Sparen Ärzte zulasten der Patienten?
Einzelne Praxen kämpften mit Umsatzeinbrüchen von bis zu 30 Prozent, heißt es bei der Landesgeschäftsstelle des Zentralverbands der Physiotherapeuten / Krankengymnasten (ZvK). Seit August blieben vor allem in der Region Hannover, in Braunschweig, Stade und Lüneburg die Patienten weg, sagt ZvK-Sprecherin Gabriele Ites. Betroffen seien auch Ergotherapeuten, die sich auf die Behandlung von Kindern spezialisiert hätten. Ites macht eine Vereinbarung der Kassenärztlichen Vereinigung Niedersachsen (KVN) mit den Krankenkassen für den Rückgang verantwortlich.
Tatsächlich ist der Sparkurs gewollt.
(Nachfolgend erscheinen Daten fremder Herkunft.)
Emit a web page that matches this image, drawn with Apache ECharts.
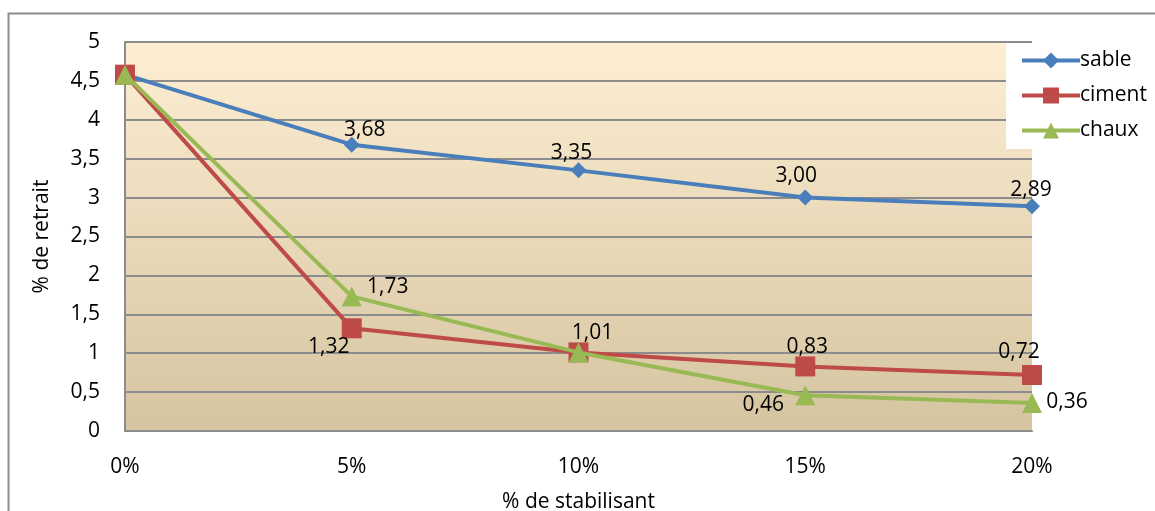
<!DOCTYPE html>
<html>
<head>
<meta charset="utf-8">
<script src="https://cdn.jsdelivr.net/npm/echarts@6/dist/echarts.min.js"></script>
<style>
html, body { margin: 0; padding: 0; background: #fff; overflow: hidden; }
#main { width: 1155px; height: 511px; }
</style>
</head>
<body>
<div id="main"></div>
<script>
// donnees
var categories = ['0%', '5%', '10%', '15%', '20%'];
var sable = [4.58, 3.68, 3.35, 3.00, 2.89];
var ciment = [4.58, 1.32, 1.01, 0.83, 0.72];
var chaux = [4.58, 1.73, 1.01, 0.46, 0.36];
var yTicks = [0, 0.5, 1, 1.5, 2, 2.5, 3, 3.5, 4, 4.5, 5];

var FONT = '"Open Sans", "Noto Sans", sans-serif';
var FS = 21;

function virgule(v) {
    return String(v).replace('.', ',');
}

// decalage des etiquettes par rapport au centre du point (null = pas d'etiquette)
function points(values, offsets) {
    var out = [];
    for (var i = 0; i < values.length; i++) {
        var o = offsets[i];
        var item = { value: values[i] };
        if (!o) {
            item.label = { show: false };
        } else {
            item.label = { show: true, position: 'inside', offset: o };
        }
        out.push(item);
    }
    return out;
}

var labelStyle = {
    color: '#000',
    fontFamily: FONT,
    fontSize: FS,
    formatter: function (p) { return p.value.toFixed(2).replace('.', ','); }
};

var myChart = echarts.init(document.getElementById('main'));

var option = {
    animation: false,
    graphic: [{
        type: 'rect',
        shape: { x: 8.5, y: 13.5, width: 1200, height: 600 },
        style: { fill: 'none', stroke: '#8c8c8c', lineWidth: 2 },
        z: 0
    }],
    grid: {
        left: 125, right: 123, top: 42, bottom: 80,
        outerBoundsMode: 'none',
        containLabel: false,
        show: true,
        borderWidth: 0,
        backgroundColor: new echarts.graphic.LinearGradient(0, 0, 0, 1, [
            { offset: 0, color: '#FEEED3' },
            { offset: 1, color: '#D4C4A0' }
        ])
    },
    legend: {
        left: 1006,
        top: 43,
        orient: 'vertical',
        backgroundColor: '#fff',
        padding: [7, 12, 8, 14],
        itemGap: 14,
        itemWidth: 58,
        itemHeight: 20,
        lineStyle: { width: 4 },
        textStyle: { fontFamily: FONT, fontSize: FS, color: '#000', padding: [0, 0, 0, -5] },
        data: ['sable', 'ciment', 'chaux']
    },
    xAxis: {
        type: 'category',
        boundaryGap: false,
        data: categories,
        name: '% de stabilisant',
        nameLocation: 'middle',
        nameGap: 61,
        nameTextStyle: { fontFamily: FONT, fontSize: FS, color: '#000' },
        axisLine: { lineStyle: { color: '#8c8c8c', width: 2 } },
        axisTick: { show: false },
        axisLabel: { fontFamily: FONT, fontSize: FS, color: '#000', margin: 26 },
        splitLine: { show: false }
    },
    yAxis: {
        type: 'value',
        min: 0,
        max: 5,
        interval: 0.5,
        name: '% de retrait',
        nameLocation: 'middle',
        nameGap: 72,
        nameTextStyle: { fontFamily: FONT, fontSize: FS, color: '#000' },
        axisLine: { show: true, lineStyle: { color: '#8c8c8c', width: 2 } },
        axisTick: { show: false },
        axisLabel: {
            fontFamily: FONT, fontSize: FS, color: '#000', margin: 25,
            formatter: function (v) { return yTicks.indexOf(v) >= 0 ? virgule(v) : ''; }
        },
        splitLine: { lineStyle: { color: '#8c8c8c', width: 2 } }
    },
    series: [
        {
            name: 'sable',
            type: 'line',
            data: points(sable, [null, [13, -15], [-7, -17], [-9, -22], [-1, -16]]),
            color: '#4A7EBB',
            lineStyle: { width: 4, color: '#4A7EBB' },
            symbol: 'diamond',
            symbolSize: 16,
            itemStyle: { color: '#4A7EBB' },
            label: labelStyle,
            z: 3
        },
        {
            name: 'ciment',
            type: 'line',
            data: points(ciment, [null, [-23, 19], [14, -19], [2, -19], [-13, -23]]),
            color: '#BE4B48',
            lineStyle: { width: 4, color: '#BE4B48' },
            symbol: 'rect',
            symbolSize: 20,
            itemStyle: { color: '#BE4B48' },
            label: labelStyle,
            z: 4
        },
        {
            name: 'chaux',
            type: 'line',
            data: points(chaux, [null, [36, -9], null, [-42, 10], [35, -1]]),
            color: '#98B954',
            lineStyle: { width: 4, color: '#98B954' },
            symbol: 'triangle',
            symbolSize: 20,
            itemStyle: { color: '#98B954' },
            label: labelStyle,
            z: 5
        }
    ]
};

myChart.setOption(option);
window.onresize = myChart.resize;
</script>
</body>
</html>
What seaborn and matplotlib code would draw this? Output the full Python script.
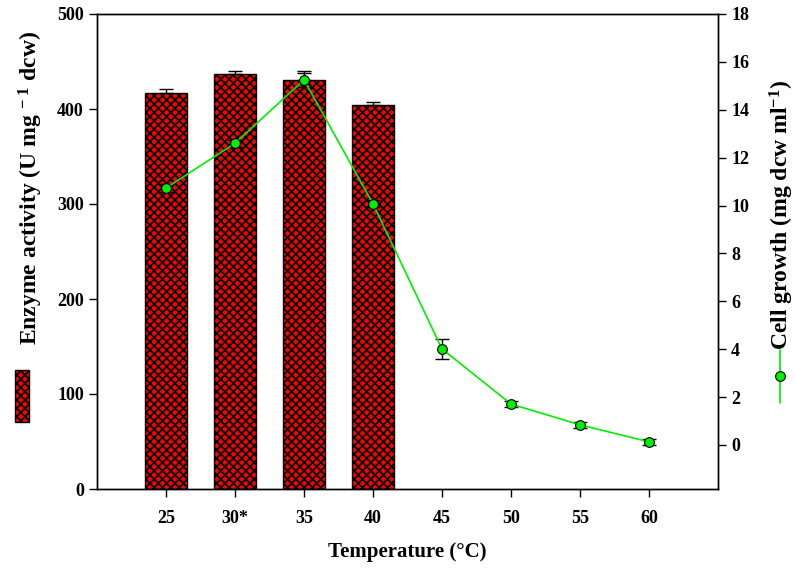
import matplotlib
matplotlib.use("Agg")
import matplotlib.pyplot as plt
import seaborn as sns
import numpy as np
import pandas as pd
from matplotlib.patches import Rectangle
from matplotlib.lines import Line2D

temps = ["25", "30*", "35", "40", "45", "50", "55", "60"]
bar_temps = ["25", "30*", "35", "40"]
enzyme = [417, 437, 430, 404]
enzyme_err = [4, 3, 10, 3.5]
growth = [10.73, 12.6, 15.25, 10.07, 4.01, 1.71, 0.84, 0.13]
growth_err = [0.15, 0.15, 0.3, 0.15, 0.4, 0.12, 0.12, 0.12]

sns.set_theme(style="ticks")
plt.rcParams["font.family"] = ["Liberation Serif", "DejaVu Serif"]
plt.rcParams["font.weight"] = "bold"
plt.rcParams["mathtext.fontset"] = "custom"
plt.rcParams["mathtext.rm"] = "Liberation Serif:bold"
plt.rcParams["mathtext.bf"] = "Liberation Serif:bold"
plt.rcParams["mathtext.default"] = "bf"
plt.rcParams["hatch.linewidth"] = 1.3
plt.rcParams["hatch.color"] = "black"
for k in ["text.color", "axes.labelcolor", "xtick.color", "ytick.color", "axes.edgecolor"]:
    plt.rcParams[k] = "black"

GREEN = "#00f000"
HATCH = "xxxx"

fig = plt.figure(figsize=(7.95, 5.74), dpi=100)
ax = fig.add_axes([97/795, 1-489/574, (718-97)/795, (489-14)/574])

df_bar = pd.DataFrame({"temp": bar_temps, "enzyme": enzyme})
sns.barplot(data=df_bar, x="temp", y="enzyme", order=temps, ax=ax,
            color="red", width=0.61, edgecolor="black", linewidth=1.0,
            errorbar=None, saturation=1)
for p in ax.patches:
    p.set_hatch(HATCH)
bx = [temps.index(t) for t in bar_temps]
ax.errorbar(bx, enzyme, yerr=[np.zeros(len(enzyme)), enzyme_err], fmt="none",
            ecolor="black", elinewidth=1, capsize=5, capthick=1)

ax.set_xlim(-1, len(temps))
ax.set_ylim(0, 500)
ax.set_yticks([0, 100, 200, 300, 400, 500])
ax.set_xlabel("Temperature (°C)", fontsize=15, fontweight="bold", color="black")
ax.xaxis.set_label_coords(0.5, (489-542)/475)
ax.set_ylabel("Enzyme activity (U mg$^{\\,-1}$ dcw)", fontsize=17, fontweight="bold", color="black")
ax.yaxis.label.set_va("center")
ax.yaxis.set_label_coords((31-97)/621, (489-188)/475)
ax.tick_params(axis="both", labelsize=13, width=1, length=6, direction="out",
               colors="black", labelcolor="black")
ax.tick_params(axis="x", pad=9)
for lab in ax.get_xticklabels() + ax.get_yticklabels():
    lab.set_fontweight("bold")
for s in ax.spines.values():
    s.set_visible(True)
    s.set_linewidth(1)
    s.set_color("black")

ax2 = ax.twinx()
xpos = np.arange(len(temps))
df_line = pd.DataFrame({"x": xpos, "growth": growth})
ax2.errorbar(xpos, growth, yerr=growth_err, fmt="none", ecolor="black",
             elinewidth=1, capsize=5, capthick=1, zorder=2)
sns.lineplot(data=df_line, x="x", y="growth", ax=ax2, color=GREEN, linewidth=1.2,
             marker="o", markersize=7, markerfacecolor=GREEN,
             markeredgecolor="black", markeredgewidth=0.8, zorder=3)
ax2.set_ylim(-1.84, 18)
ax2.set_yticks(np.arange(0, 19, 2))
ax2.set_ylabel("Cell growth (mg dcw ml$^{-1}$)", fontsize=17, fontweight="bold", color="black")
ax2.yaxis.label.set_va("center")
ax2.yaxis.set_label_coords((782-97)/621, (489-215)/475)
ax2.set_xlabel("")
ax2.tick_params(axis="y", labelsize=13, width=1, length=6, direction="out",
                colors="black", labelcolor="black")
for lab in ax2.get_yticklabels():
    lab.set_fontweight("bold")
ax2.set_xlim(-1, len(temps))
for s in ax2.spines.values():
    s.set_linewidth(1)
    s.set_color("black")

# legend symbols beside axis labels
fig.patches.append(Rectangle((15/795, 1-422/574), 14/795, 52/574, transform=fig.transFigure,
                             facecolor="red", edgecolor="black", hatch=HATCH, linewidth=1))
fig.lines.append(Line2D([780/795, 780/795], [1-403/574, 1-350/574], transform=fig.transFigure,
                        color=GREEN, linewidth=1.2))
fig.lines.append(Line2D([780/795], [1-376/574], transform=fig.transFigure, marker="o",
                        markersize=7, markerfacecolor=GREEN, markeredgecolor="black",
                        markeredgewidth=0.8, linestyle="none"))

fig.savefig("out.png", dpi=100)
Seit Jahren beklagen die Krankenkassen, dass die jährlichen Ausgaben für Heilmittel in Niedersachsen mit rund 390 Millionen Euro deutlich über dem Bundesdurchschnitt liegen. 2006 war es ein Plus von zwölf Prozent. In diesem Jahr soll sich das ändern. Gemeinsam vereinbarten KVN und Kassen eine Sparquote von drei Prozent. Doch von dieser Zielmarke ist man noch weit entfernt. Nach Angaben der Ersatzkassenverbände Niedersachsen (VdAK) verharrten die Ausgaben für Massagen und Krankengymnastik mit rund 217 Millionen Euro im ersten Halbjahr auf dem Vorjahresniveau.
Sollte die Sparquote verfehlt werden, droht einzelnen Ärzten erstmals eine Überprüfung, ob sie sich an sogenannte Richtgrößen gehalten haben. Bislang blieb ihnen dies erspart, weil die Kassen nicht in der Lage waren, im Heilmittelbereich arztbezogene Daten zu liefern. Zudem steht in diesem Fall der KVN eine Regressforderung der Kassen von 1,5 Millionen Euro ins Haus.
Die KVN betont, dass nur eine gewisse „Wohlfühlversorgung“ vom Sparkurs betroffen sei. Dies habe man auch allen Verbänden im Heilmittelbereich mitgeteilt, sagt KVN-Sprecher Detlef Haffke. Medizinisch Notwendiges sei in der Heilmittelverordnung klar geregelt und werde auch künftig weiter verordnet. Beim Physiotherapeutenverband hat man da allerdings Zweifel. So gebe es Hinweise, dass Schlaganfallpatienten nach der Akutbehandlung vom Arzt zum sogenannten Funktionstraining geschickt werden. Medizinisch sei das unvertretbar; für den Arzt hat dies jedoch den Vorzug, dass das Gruppenangebot nicht unters Heilmittelbudget fällt. Kindergärten wiederum, deren Kinder auf besondere Förderung angewiesen sind, klagen darüber, dass notwendige Therapien wie Sprachschulung nicht mehr durchgeführt werden können.
Mittlerweile hat der Protest auch ein eigenes Forum gefunden. Bereits im September wurde in Hannover der Arbeitskreis Heilmittel Niedersachsen gegründet. Nicht nur Therapeuten, auch Ärzte haben sich dem Kreis angeschlossen. Sie fordern die Abschaffung von Richtgrößen und damit die Limitierung der Verordnung von Heilmitteln. Das Feilschen mit den Patienten um jedes Heilmittelrezept, so heißt es, müsse endlich ein Ende haben.